Your job is to return the lines between the line holding "Recreate this image" and the line holding "import plotly.graph_objects as go", inclusive, exactly and with no pictures.
= = = = = = =
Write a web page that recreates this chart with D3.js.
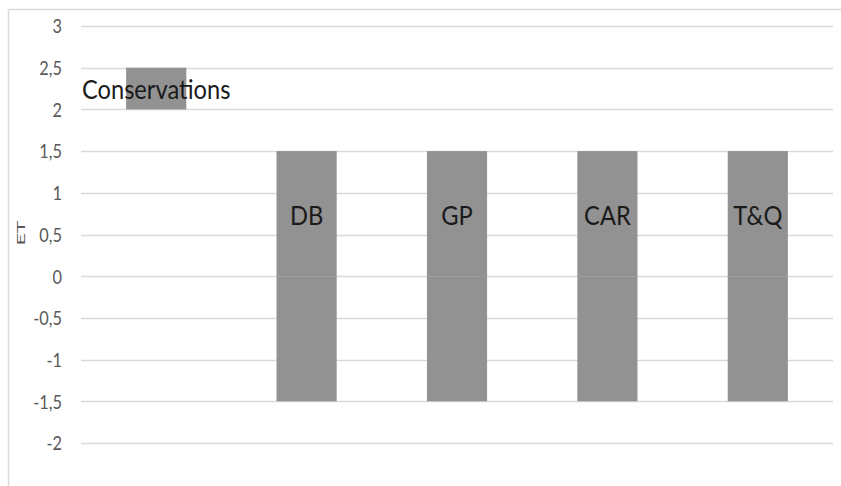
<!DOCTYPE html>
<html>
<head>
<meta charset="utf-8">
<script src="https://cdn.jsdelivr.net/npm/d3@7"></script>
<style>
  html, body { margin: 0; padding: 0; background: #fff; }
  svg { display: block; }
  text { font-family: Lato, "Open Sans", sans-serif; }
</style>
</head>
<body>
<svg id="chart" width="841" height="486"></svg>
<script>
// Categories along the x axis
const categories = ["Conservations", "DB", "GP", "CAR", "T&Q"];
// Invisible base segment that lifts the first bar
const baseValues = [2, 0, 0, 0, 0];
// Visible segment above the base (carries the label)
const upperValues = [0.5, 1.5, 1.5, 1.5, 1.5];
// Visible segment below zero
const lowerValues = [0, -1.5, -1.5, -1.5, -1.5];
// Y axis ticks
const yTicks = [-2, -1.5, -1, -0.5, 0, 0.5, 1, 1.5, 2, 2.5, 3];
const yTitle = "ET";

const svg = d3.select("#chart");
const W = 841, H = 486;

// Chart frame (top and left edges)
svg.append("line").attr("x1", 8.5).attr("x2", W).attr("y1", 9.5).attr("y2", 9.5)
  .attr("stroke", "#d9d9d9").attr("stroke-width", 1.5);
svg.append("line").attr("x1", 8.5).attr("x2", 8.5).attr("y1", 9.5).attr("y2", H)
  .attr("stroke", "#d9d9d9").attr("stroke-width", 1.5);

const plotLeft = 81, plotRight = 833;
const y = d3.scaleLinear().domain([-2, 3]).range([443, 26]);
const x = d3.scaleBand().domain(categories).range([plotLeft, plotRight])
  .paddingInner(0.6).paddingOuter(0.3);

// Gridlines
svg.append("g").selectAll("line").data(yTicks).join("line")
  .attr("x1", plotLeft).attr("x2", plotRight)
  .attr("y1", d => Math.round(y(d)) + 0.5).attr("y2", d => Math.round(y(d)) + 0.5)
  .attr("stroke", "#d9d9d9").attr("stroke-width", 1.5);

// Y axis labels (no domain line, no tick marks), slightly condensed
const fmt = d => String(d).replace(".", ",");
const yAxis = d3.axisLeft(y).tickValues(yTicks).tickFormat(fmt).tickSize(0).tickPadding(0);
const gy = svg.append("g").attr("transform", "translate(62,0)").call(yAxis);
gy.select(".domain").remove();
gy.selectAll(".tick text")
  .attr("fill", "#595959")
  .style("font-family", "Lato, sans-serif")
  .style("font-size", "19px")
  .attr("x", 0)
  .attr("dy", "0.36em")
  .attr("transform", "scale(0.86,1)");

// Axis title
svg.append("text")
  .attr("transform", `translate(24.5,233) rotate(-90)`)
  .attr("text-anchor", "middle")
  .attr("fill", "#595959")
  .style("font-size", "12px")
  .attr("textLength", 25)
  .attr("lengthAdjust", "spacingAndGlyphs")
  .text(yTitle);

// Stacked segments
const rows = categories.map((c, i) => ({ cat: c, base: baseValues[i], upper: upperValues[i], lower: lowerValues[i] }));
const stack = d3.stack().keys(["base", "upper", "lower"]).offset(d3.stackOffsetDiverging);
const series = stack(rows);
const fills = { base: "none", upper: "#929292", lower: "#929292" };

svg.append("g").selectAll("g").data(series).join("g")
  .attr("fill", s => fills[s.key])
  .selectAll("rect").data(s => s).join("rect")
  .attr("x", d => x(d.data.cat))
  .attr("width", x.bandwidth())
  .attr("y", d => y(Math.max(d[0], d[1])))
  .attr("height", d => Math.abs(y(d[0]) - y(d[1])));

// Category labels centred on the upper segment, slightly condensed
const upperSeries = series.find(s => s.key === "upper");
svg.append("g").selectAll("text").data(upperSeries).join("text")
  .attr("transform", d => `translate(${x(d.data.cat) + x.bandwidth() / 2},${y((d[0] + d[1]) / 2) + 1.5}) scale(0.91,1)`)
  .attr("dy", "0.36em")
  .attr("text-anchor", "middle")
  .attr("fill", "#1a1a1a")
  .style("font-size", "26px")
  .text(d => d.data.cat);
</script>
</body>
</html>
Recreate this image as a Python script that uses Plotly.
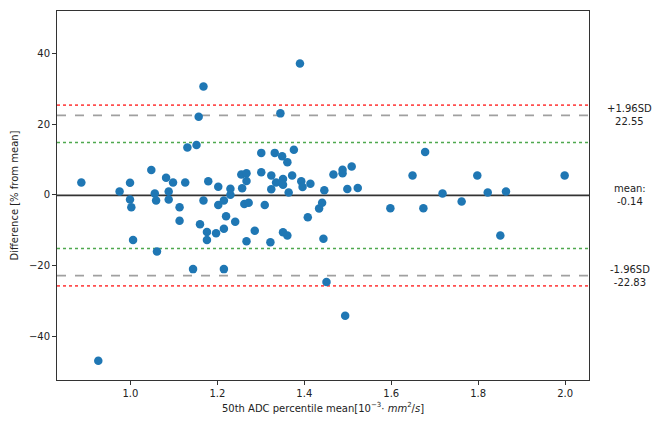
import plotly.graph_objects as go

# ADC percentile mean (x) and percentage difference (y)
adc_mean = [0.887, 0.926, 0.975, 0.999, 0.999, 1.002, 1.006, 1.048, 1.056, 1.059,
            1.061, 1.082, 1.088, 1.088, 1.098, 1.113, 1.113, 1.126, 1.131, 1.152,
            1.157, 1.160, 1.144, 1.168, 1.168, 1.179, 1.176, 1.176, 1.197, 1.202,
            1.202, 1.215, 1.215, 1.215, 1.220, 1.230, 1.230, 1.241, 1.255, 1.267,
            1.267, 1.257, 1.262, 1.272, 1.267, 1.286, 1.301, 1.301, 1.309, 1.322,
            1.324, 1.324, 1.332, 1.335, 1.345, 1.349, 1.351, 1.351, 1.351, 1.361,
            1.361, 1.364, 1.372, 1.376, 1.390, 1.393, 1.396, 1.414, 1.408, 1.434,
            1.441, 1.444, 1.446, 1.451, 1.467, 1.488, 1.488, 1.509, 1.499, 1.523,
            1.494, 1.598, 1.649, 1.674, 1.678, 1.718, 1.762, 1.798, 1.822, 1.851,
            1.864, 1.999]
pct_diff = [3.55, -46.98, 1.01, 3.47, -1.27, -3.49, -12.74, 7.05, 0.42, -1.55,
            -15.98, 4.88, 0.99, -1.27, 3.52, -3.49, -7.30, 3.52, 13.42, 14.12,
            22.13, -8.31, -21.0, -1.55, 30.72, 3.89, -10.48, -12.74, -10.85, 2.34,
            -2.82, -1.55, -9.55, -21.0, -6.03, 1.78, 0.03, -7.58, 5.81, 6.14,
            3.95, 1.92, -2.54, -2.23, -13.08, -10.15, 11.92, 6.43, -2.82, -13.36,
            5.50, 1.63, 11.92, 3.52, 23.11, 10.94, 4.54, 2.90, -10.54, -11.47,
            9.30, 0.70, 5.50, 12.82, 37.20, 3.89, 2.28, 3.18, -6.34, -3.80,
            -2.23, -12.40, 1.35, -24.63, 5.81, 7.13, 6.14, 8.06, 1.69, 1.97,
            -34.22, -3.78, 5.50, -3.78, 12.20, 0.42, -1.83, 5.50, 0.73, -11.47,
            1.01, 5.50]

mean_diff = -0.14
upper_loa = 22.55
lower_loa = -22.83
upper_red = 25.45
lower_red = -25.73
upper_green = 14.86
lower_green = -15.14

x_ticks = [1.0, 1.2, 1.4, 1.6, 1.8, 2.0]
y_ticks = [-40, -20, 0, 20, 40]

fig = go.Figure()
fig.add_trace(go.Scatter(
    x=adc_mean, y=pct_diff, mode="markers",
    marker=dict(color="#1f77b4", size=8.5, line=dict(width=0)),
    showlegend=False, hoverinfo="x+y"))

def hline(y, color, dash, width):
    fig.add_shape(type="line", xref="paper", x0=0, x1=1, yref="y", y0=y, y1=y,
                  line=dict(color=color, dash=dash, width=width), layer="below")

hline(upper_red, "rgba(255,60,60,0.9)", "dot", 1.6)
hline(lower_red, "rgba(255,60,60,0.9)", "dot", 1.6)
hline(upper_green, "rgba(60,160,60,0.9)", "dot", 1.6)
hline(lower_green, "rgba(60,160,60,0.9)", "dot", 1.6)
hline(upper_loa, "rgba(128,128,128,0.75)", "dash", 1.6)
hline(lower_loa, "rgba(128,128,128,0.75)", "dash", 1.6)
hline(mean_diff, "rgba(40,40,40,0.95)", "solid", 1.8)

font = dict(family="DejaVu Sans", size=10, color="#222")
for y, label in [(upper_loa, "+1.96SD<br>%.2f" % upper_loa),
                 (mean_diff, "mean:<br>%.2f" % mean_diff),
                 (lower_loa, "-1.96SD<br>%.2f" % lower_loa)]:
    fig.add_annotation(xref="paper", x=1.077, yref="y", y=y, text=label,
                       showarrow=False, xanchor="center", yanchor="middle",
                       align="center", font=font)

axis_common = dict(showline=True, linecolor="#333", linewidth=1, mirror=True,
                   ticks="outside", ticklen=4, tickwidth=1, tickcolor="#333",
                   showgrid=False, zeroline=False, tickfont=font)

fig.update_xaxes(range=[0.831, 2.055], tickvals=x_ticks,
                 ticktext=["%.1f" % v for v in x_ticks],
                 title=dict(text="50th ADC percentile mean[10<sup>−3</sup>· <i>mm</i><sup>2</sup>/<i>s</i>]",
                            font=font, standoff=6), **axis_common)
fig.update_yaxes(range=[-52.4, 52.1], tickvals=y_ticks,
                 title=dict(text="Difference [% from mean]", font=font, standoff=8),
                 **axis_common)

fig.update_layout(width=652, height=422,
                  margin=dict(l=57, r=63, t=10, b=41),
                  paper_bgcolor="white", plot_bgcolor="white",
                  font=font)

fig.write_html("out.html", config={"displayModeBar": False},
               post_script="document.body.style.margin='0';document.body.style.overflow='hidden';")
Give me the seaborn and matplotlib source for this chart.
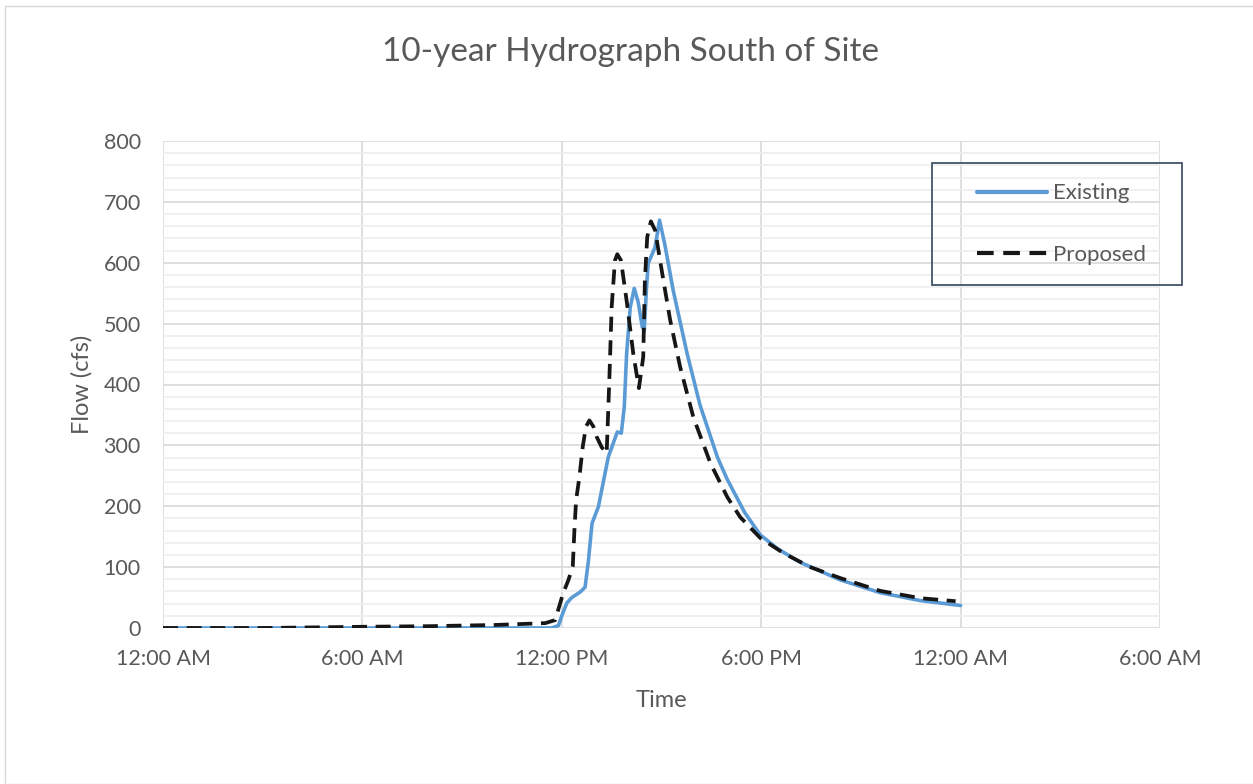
= = = = = = =
**Exercise solution:**
Recreate this image as a Python script that uses Plotly.
import plotly.graph_objects as go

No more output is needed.